╭─ Record extracts
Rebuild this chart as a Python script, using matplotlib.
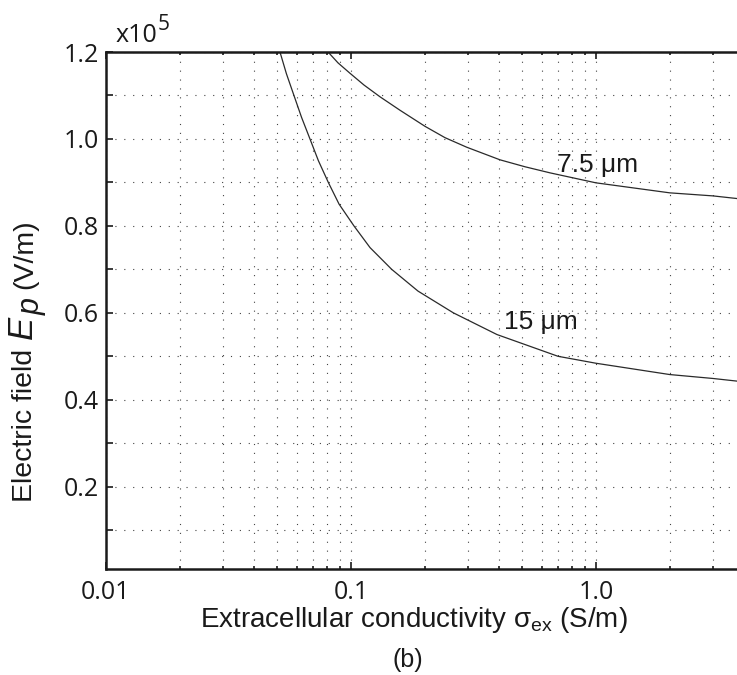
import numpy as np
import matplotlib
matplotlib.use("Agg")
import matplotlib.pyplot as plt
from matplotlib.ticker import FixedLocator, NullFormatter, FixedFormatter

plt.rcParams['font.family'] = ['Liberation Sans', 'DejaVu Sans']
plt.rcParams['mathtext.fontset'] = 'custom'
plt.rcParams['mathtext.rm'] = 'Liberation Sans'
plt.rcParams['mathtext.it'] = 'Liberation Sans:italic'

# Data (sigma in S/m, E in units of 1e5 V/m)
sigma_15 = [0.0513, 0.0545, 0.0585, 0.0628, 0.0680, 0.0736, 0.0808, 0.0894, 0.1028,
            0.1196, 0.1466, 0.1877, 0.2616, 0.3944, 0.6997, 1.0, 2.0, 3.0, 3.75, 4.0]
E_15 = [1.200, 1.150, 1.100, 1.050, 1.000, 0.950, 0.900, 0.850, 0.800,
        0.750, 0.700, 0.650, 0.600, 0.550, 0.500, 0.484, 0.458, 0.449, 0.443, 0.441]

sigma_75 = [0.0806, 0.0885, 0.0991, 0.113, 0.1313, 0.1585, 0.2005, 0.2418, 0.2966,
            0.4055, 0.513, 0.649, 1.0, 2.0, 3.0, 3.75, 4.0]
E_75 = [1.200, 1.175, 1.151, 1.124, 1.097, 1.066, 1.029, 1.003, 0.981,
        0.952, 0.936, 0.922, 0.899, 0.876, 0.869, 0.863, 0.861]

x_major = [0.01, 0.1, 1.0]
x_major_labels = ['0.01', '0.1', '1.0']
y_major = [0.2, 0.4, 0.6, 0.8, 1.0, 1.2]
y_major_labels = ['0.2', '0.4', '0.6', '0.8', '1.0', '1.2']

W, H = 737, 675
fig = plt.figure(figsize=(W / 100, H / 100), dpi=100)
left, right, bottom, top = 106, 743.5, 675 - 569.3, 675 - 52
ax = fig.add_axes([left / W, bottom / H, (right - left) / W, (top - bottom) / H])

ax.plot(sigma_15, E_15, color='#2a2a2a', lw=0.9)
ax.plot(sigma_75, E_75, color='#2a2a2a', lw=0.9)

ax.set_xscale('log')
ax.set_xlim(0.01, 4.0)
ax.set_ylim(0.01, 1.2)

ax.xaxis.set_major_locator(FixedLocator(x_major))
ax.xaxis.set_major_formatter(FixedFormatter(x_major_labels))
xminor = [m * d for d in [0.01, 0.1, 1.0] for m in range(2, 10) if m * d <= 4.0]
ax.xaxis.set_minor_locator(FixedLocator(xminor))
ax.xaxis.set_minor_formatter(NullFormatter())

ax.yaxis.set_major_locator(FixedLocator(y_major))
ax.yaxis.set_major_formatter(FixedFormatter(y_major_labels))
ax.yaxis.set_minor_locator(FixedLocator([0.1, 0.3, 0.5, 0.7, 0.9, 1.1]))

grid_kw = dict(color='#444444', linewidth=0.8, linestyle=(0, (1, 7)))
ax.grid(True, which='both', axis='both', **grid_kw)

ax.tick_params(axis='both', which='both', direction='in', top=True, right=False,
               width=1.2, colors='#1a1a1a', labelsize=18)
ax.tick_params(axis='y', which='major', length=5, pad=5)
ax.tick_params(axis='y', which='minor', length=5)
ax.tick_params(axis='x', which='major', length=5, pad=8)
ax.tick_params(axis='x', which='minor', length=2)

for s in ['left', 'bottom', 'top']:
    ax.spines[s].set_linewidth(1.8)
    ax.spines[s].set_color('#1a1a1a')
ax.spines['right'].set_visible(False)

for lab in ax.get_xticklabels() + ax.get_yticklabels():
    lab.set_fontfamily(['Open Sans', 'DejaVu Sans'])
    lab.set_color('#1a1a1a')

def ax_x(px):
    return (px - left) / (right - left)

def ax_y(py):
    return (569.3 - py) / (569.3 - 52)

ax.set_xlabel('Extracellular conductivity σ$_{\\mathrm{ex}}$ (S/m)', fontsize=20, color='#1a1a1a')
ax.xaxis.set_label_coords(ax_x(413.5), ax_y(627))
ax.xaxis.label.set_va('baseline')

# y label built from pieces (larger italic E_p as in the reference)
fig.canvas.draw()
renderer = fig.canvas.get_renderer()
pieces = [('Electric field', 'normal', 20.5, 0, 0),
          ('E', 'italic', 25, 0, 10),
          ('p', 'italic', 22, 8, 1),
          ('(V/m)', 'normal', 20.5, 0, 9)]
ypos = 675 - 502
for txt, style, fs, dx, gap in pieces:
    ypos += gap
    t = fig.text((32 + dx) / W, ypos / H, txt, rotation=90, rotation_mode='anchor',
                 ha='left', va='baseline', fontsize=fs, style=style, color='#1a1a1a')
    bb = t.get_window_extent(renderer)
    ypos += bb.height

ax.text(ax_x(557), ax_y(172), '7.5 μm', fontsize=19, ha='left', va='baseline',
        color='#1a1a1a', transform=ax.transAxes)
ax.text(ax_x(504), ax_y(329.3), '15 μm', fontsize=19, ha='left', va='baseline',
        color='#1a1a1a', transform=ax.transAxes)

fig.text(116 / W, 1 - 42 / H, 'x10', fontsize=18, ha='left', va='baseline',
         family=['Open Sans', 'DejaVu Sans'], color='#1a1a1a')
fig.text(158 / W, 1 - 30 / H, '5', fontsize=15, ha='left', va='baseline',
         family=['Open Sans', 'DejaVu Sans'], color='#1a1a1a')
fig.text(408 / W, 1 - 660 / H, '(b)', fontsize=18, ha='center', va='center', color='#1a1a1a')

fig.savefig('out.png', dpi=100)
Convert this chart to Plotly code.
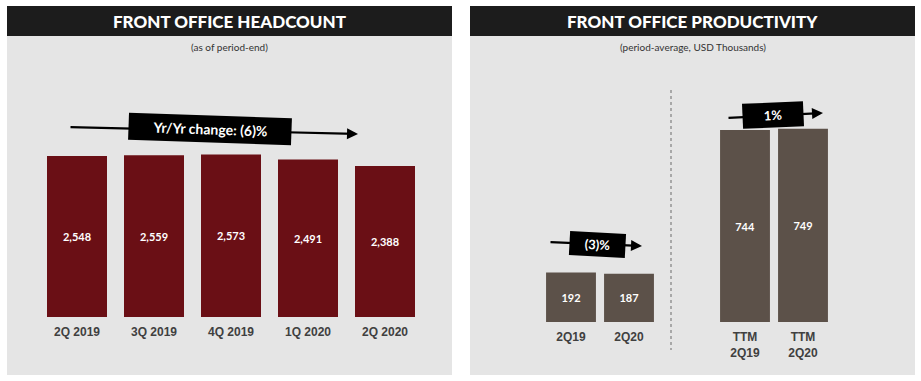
╰─
Task brief - Transcribe the listing in full. Omit the pictures and keep every line exact.

Expected answer -
Rebuild this chart as a Python script, using matplotlib.
import numpy as np
import matplotlib
matplotlib.use("Agg")
import matplotlib.pyplot as plt
from matplotlib.ticker import FixedLocator, NullFormatter, FixedFormatter

plt.rcParams['font.family'] = ['Liberation Sans', 'DejaVu Sans']
plt.rcParams['mathtext.fontset'] = 'custom'
plt.rcParams['mathtext.rm'] = 'Liberation Sans'
plt.rcParams['mathtext.it'] = 'Liberation Sans:italic'

# Data (sigma in S/m, E in units of 1e5 V/m)
sigma_15 = [0.0513, 0.0545, 0.0585, 0.0628, 0.0680, 0.0736, 0.0808, 0.0894, 0.1028,
            0.1196, 0.1466, 0.1877, 0.2616, 0.3944, 0.6997, 1.0, 2.0, 3.0, 3.75, 4.0]
E_15 = [1.200, 1.150, 1.100, 1.050, 1.000, 0.950, 0.900, 0.850, 0.800,
        0.750, 0.700, 0.650, 0.600, 0.550, 0.500, 0.484, 0.458, 0.449, 0.443, 0.441]

sigma_75 = [0.0806, 0.0885, 0.0991, 0.113, 0.1313, 0.1585, 0.2005, 0.2418, 0.2966,
            0.4055, 0.513, 0.649, 1.0, 2.0, 3.0, 3.75, 4.0]
E_75 = [1.200, 1.175, 1.151, 1.124, 1.097, 1.066, 1.029, 1.003, 0.981,
        0.952, 0.936, 0.922, 0.899, 0.876, 0.869, 0.863, 0.861]

x_major = [0.01, 0.1, 1.0]
x_major_labels = ['0.01', '0.1', '1.0']
y_major = [0.2, 0.4, 0.6, 0.8, 1.0, 1.2]
y_major_labels = ['0.2', '0.4', '0.6', '0.8', '1.0', '1.2']

W, H = 737, 675
fig = plt.figure(figsize=(W / 100, H / 100), dpi=100)
left, right, bottom, top = 106, 743.5, 675 - 569.3, 675 - 52
ax = fig.add_axes([left / W, bottom / H, (right - left) / W, (top - bottom) / H])

ax.plot(sigma_15, E_15, color='#2a2a2a', lw=0.9)
ax.plot(sigma_75, E_75, color='#2a2a2a', lw=0.9)

ax.set_xscale('log')
ax.set_xlim(0.01, 4.0)
ax.set_ylim(0.01, 1.2)

ax.xaxis.set_major_locator(FixedLocator(x_major))
ax.xaxis.set_major_formatter(FixedFormatter(x_major_labels))
xminor = [m * d for d in [0.01, 0.1, 1.0] for m in range(2, 10) if m * d <= 4.0]
ax.xaxis.set_minor_locator(FixedLocator(xminor))
ax.xaxis.set_minor_formatter(NullFormatter())

ax.yaxis.set_major_locator(FixedLocator(y_major))
ax.yaxis.set_major_formatter(FixedFormatter(y_major_labels))
ax.yaxis.set_minor_locator(FixedLocator([0.1, 0.3, 0.5, 0.7, 0.9, 1.1]))

grid_kw = dict(color='#444444', linewidth=0.8, linestyle=(0, (1, 7)))
ax.grid(True, which='both', axis='both', **grid_kw)

ax.tick_params(axis='both', which='both', direction='in', top=True, right=False,
               width=1.2, colors='#1a1a1a', labelsize=18)
ax.tick_params(axis='y', which='major', length=5, pad=5)
ax.tick_params(axis='y', which='minor', length=5)
ax.tick_params(axis='x', which='major', length=5, pad=8)
ax.tick_params(axis='x', which='minor', length=2)

for s in ['left', 'bottom', 'top']:
    ax.spines[s].set_linewidth(1.8)
    ax.spines[s].set_color('#1a1a1a')
ax.spines['right'].set_visible(False)

for lab in ax.get_xticklabels() + ax.get_yticklabels():
    lab.set_fontfamily(['Open Sans', 'DejaVu Sans'])
    lab.set_color('#1a1a1a')

def ax_x(px):
    return (px - left) / (right - left)

def ax_y(py):
    return (569.3 - py) / (569.3 - 52)

ax.set_xlabel('Extracellular conductivity σ$_{\\mathrm{ex}}$ (S/m)', fontsize=20, color='#1a1a1a')
ax.xaxis.set_label_coords(ax_x(413.5), ax_y(627))
ax.xaxis.label.set_va('baseline')

# y label built from pieces (larger italic E_p as in the reference)
fig.canvas.draw()
renderer = fig.canvas.get_renderer()
pieces = [('Electric field', 'normal', 20.5, 0, 0),
          ('E', 'italic', 25, 0, 10),
          ('p', 'italic', 22, 8, 1),
          ('(V/m)', 'normal', 20.5, 0, 9)]
ypos = 675 - 502
for txt, style, fs, dx, gap in pieces:
    ypos += gap
    t = fig.text((32 + dx) / W, ypos / H, txt, rotation=90, rotation_mode='anchor',
                 ha='left', va='baseline', fontsize=fs, style=style, color='#1a1a1a')
    bb = t.get_window_extent(renderer)
    ypos += bb.height

ax.text(ax_x(557), ax_y(172), '7.5 μm', fontsize=19, ha='left', va='baseline',
        color='#1a1a1a', transform=ax.transAxes)
ax.text(ax_x(504), ax_y(329.3), '15 μm', fontsize=19, ha='left', va='baseline',
        color='#1a1a1a', transform=ax.transAxes)

fig.text(116 / W, 1 - 42 / H, 'x10', fontsize=18, ha='left', va='baseline',
         family=['Open Sans', 'DejaVu Sans'], color='#1a1a1a')
fig.text(158 / W, 1 - 30 / H, '5', fontsize=15, ha='left', va='baseline',
         family=['Open Sans', 'DejaVu Sans'], color='#1a1a1a')
fig.text(408 / W, 1 - 660 / H, '(b)', fontsize=18, ha='center', va='center', color='#1a1a1a')

fig.savefig('out.png', dpi=100)
Convert this chart to Plotly code.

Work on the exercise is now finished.